Severe Lower Back Pain Solutions
This is our twelfth year of actively fighting the injustices of the back pain diagnostic arena as a formally organized network of care providers and medical researchers. Individually, we have been working to better the treatment results for tens of thousands of patients for many more years than this. We are sad to report that our efforts simply can not match the powerful, greedy financial motivations held in such high position by many doctors and therapists who treat these same structural issues without any evidence of them being the true cause of pain.
We have made great headway in reaching doctors on a scientific level and have seen our efforts rewarded in many studies that support our work and research conclusions. Doctors are slowly moving away from old and incorrect models of pain, but are still looking for substitute solutions that will guarantee profitable careers treating “something”, regardless of what that “something” turns out to be or the accuracy of the diagnostic presumptions. It has become a case of replacing yesterday’s mistakes with all new blunders today, in many scenarios… New diagnostic conclusions have emerged to explain many types of pain and these too are suspect in so many patient profiles: thoracic outlet syndrome, piriformis syndrome, sciatica as a separate diagnosis, and the dreaded fibromyalgia. Meanwhile, logical diagnoses, such as tension myositis syndrome, are virtually unknown in the mainstream medical community.
We do have more hope than ever before. Many young doctors are leaving behind the old ideas that have proven themselves to be incorrect through their inefficacy.

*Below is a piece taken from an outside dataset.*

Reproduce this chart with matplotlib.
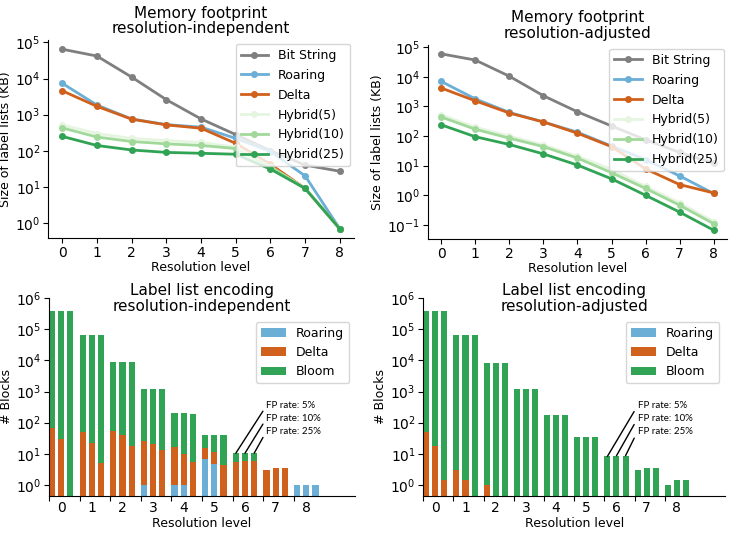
"""
Memory footprint and label list encoding charts (2x2 panel).
"""

import matplotlib

matplotlib.use("Agg")
import matplotlib.pyplot as plt  # noqa: E402
import matplotlib.ticker as mticker  # noqa: E402
import numpy as np  # noqa: E402

levels = list(range(9))

# ---- memory footprint (KB) ----
series_names = ["Bit String", "Roaring", "Delta", "Hybrid(5)", "Hybrid(10)", "Hybrid(25)"]
series_colors = ["#7f7f7f", "#6baed6", "#d0611c", "#e5f5e0", "#a1d99b", "#31a354"]

mem_independent = {
    "Bit String": [65000, 42000, 11000, 2600, 760, 280, 100, 40, 27],
    "Roaring": [7400, 1850, 760, 530, 450, 220, 95, 20, 0.68],
    "Delta": [4600, 1700, 750, 520, 420, 160, 42, 9, 0.68],
    "Hybrid(5)": [520, 300, 220, 190, 170, 125, 36, 9, 0.68],
    "Hybrid(10)": [430, 240, 180, 155, 140, 115, 36, 9, 0.68],
    "Hybrid(25)": [250, 140, 105, 90, 85, 80, 31, 9, 0.68],
}

mem_adjusted = {
    "Bit String": [60000, 37000, 10500, 2300, 660, 220, 75, 28, 12],
    "Roaring": [7000, 1800, 630, 300, 135, 46, 16, 4.5, 1.15],
    "Delta": [4200, 1550, 600, 300, 125, 44, 7.8, 2.3, 1.2],
    "Hybrid(5)": [520, 200, 100, 50, 21, 7.5, 2.0, 0.55, 0.13],
    "Hybrid(10)": [440, 170, 85, 44, 18, 5.8, 1.7, 0.46, 0.11],
    "Hybrid(25)": [240, 95, 52, 25, 10.5, 3.6, 1.0, 0.27, 0.066],
}

# ---- label list encoding: number of blocks per encoding ----
# three bars per level (FP rate 5%, 10%, 25%)
enc_names = ["Roaring", "Delta", "Bloom"]
enc_colors = ["#6baed6", "#d0611c", "#31a354"]
fp_labels = ["FP rate: 5%", "FP rate: 10%", "FP rate: 25%"]

indep_roaring = [
    [0, 0, 0], [0, 0, 0], [0, 0, 0], [1, 0, 0], [1, 1, 0],
    [6.6, 4.8, 0], [0, 0, 0], [0, 0, 0], [1, 1, 1],
]
indep_delta = [
    [65, 30, 0], [50, 23, 5.2], [55, 40, 18], [24, 20, 13], [16, 9, 5.5],
    [9, 7, 4.5], [5.5, 5.7, 5.7], [3.0, 3.4, 3.4], [0, 0, 0],
]
indep_bloom = [
    [380000, 380000, 380000], [63000, 63000, 63000], [8800, 8800, 8800],
    [1200, 1200, 1200], [190, 190, 190], [25, 28, 35],
    [5, 4.8, 4.8], [0, 0, 0], [0, 0, 0],
]

adj_roaring = [[0, 0, 0] for _ in levels]
adj_delta = [
    [52, 18, 1.4], [3, 1.4, 0], [1, 0, 0], [0, 0, 0], [0, 0, 0],
    [0, 0, 0], [0, 0, 0], [0, 0, 0], [0, 0, 0],
]
adj_bloom = [
    [380000, 380000, 380000], [63000, 63000, 63000], [8500, 8500, 8500],
    [1200, 1200, 1200], [175, 175, 175], [34, 34, 34],
    [8.3, 8.7, 8.7], [3.0, 3.5, 3.5], [0.97, 1.5, 1.5],
]

# annotation text heights (in # blocks) for the FP rate labels
fp_text_y = [350, 137, 53]

plt.rcParams["font.family"] = "DejaVu Sans"
fig = plt.figure(figsize=(7.31, 5.36), dpi=100)

ax_tl = fig.add_axes([0.066, 0.556, 0.418, 0.369])
ax_tr = fig.add_axes([0.585, 0.554, 0.41, 0.362])
ax_bl = fig.add_axes([0.067, 0.075, 0.419, 0.369])
ax_br = fig.add_axes([0.579, 0.075, 0.413, 0.369])


def decade_ticks(ax):
    ax.yaxis.set_major_locator(mticker.LogLocator(base=10, numticks=20))
    ax.yaxis.set_minor_locator(mticker.NullLocator())


def draw_lines(ax, data, title):
    for name, color in zip(series_names, series_colors):
        ax.plot(levels, data[name], color=color, marker="o", markersize=4,
                linewidth=2, label=name)
    ax.set_yscale("log")
    decade_ticks(ax)
    ax.set_xticks(levels)
    ax.set_title(title, fontsize=11, linespacing=1.05, pad=5)
    ax.set_xlabel("Resolution level", fontsize=9, labelpad=1)
    ax.set_ylabel("Size of label lists (KB)", fontsize=9, labelpad=2)
    ax.legend(loc="upper right", fontsize=9, framealpha=0.8,
              handlelength=2.2, labelspacing=0.55, borderaxespad=0.3)
    ax.spines["top"].set_visible(False)
    ax.spines["right"].set_visible(False)
    ax.tick_params(labelsize=10, pad=2)


def draw_bars(ax, roaring, delta, bloom, title):
    roaring = np.array(roaring, dtype=float)
    delta = np.array(delta, dtype=float)
    bloom = np.array(bloom, dtype=float)
    width = 0.2
    offsets = [0.1, 0.4, 0.7]
    for k, off in enumerate(offsets):
        x = np.array(levels) + off
        r = roaring[:, k]
        d = delta[:, k]
        b = bloom[:, k]
        ax.bar(x, r, width, color=enc_colors[0], label=enc_names[0] if k == 0 else None)
        ax.bar(x, d, width, bottom=r, color=enc_colors[1],
               label=enc_names[1] if k == 0 else None)
        ax.bar(x, b, width, bottom=r + d, color=enc_colors[2],
               label=enc_names[2] if k == 0 else None)
    ax.set_yscale("log")
    decade_ticks(ax)
    ax.set_ylim(0.45, 1e6)
    ax.set_xlim(0, 10)
    ax.set_xticks(levels)
    ax.set_xticklabels([])
    ax.set_xticks(np.array(levels) + 0.4, minor=True)
    ax.set_xticklabels([str(v) for v in levels], minor=True)
    ax.tick_params(axis="x", which="minor", length=0, labelsize=10, pad=4)
    ax.tick_params(axis="x", which="major", length=3.5)
    ax.tick_params(axis="y", labelsize=10, pad=2)
    ax.set_title(title, fontsize=11, linespacing=1.05, y=0.936, pad=0)
    ax.set_xlabel("Resolution level", fontsize=9, labelpad=1)
    ax.set_ylabel("# Blocks", fontsize=9, labelpad=2)
    ax.legend(loc="upper right", bbox_to_anchor=(0.98, 0.88), fontsize=9,
              framealpha=0.8, handlelength=2.0, labelspacing=0.5,
              borderaxespad=0)
    ax.spines["top"].set_visible(False)
    ax.spines["right"].set_visible(False)

    # FP rate callouts on level 6 bars
    lvl = 6
    for k, off in enumerate(offsets):
        top = roaring[lvl, k] + delta[lvl, k] + bloom[lvl, k]
        ax.annotate(fp_labels[k], xy=(lvl + off, top), xytext=(7.1, fp_text_y[k]),
                    textcoords="data", ha="left", va="center",
                    fontsize=7, family=["Lato", "DejaVu Sans"],
                    arrowprops=dict(arrowstyle="-", color="black", lw=1.0,
                                    shrinkA=1, shrinkB=0, relpos=(0, 0.5)))


draw_lines(ax_tl, mem_independent, "Memory footprint\nresolution-independent")
draw_lines(ax_tr, mem_adjusted, "Memory footprint\nresolution-adjusted")
draw_bars(ax_bl, indep_roaring, indep_delta, indep_bloom,
          "Label list encoding\nresolution-independent")
draw_bars(ax_br, adj_roaring, adj_delta, adj_bloom,
          "Label list encoding\nresolution-adjusted")

fig.savefig("out.png", dpi=100)
plt.close(fig)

These young doctors see the logic in many nonstructural and mindbody models of pain and are slowly developing their own treatment parameters to combat these pain syndrome that have up-until-now, fallen through the cracks.
We hope that this trend will continue and that the lower back pain epidemic will subside. We just hope that when it does, whatever health issue becomes the newest manifestation of internalized tension will be recognized for what it truly is, and not misrepresented as yet another structural issue that must be dealt with through endless drugs, barbaric surgery and other risky and anatomically-punishing interventions.